Osadzono ją w więzieniu w Gdańsku. Po śledztwie, podczas którego próbowano wydobyć od niej informacje o działalności oddziału „Łupaszki”, została skazana na karę śmierci przez Wojskowy Sąd Rejonowy. Obrońca z urzędu zwrócił się do prezydenta Bolesława Bieruta o skorzystanie z przysługującego mu prawa łaski. Pod listem nie było podpisu Siedzikówny.
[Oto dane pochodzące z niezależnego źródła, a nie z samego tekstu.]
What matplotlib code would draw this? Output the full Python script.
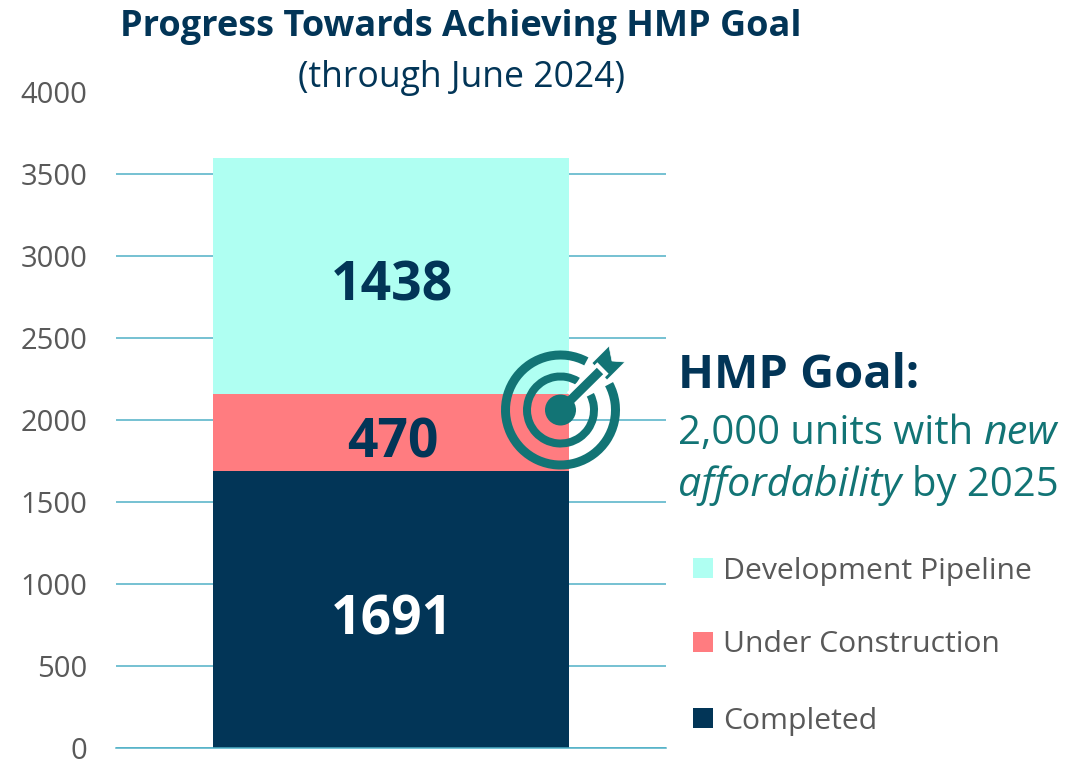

Bierut odpowiedział odmownie.

Do krewnych „Inki” dotarł gryps, w którym sanitariuszka napisała: „Jest mi smutno, że muszę umierać. Powiedzcie mojej babci, że zachowałam się jak trzeba”. Wyrok wykonano 28 sierpnia 1946 r. w gdańskim więzieniu.

Szczątki „Inki” ekshumowano we wrześniu 2014 r. na gdańskim Cmentarzu Garnizonowym. Miejsce, gdzie je znaleziono, oznaczone zostało kamienną tablicą, którą odsłonięto w kwietniu 2015 r. 28 sierpnia 2016 r., w 70. rocznicę jej śmierci, odbył się uroczysty państwowy pogrzeb „Inki”.

Na Podlasiu „Inka” upamiętniona jest m.in. w Narewce, gdzie przy kościele stoi jej pomnik. Pomnik „Inki” ma powstać też w Białymstoku.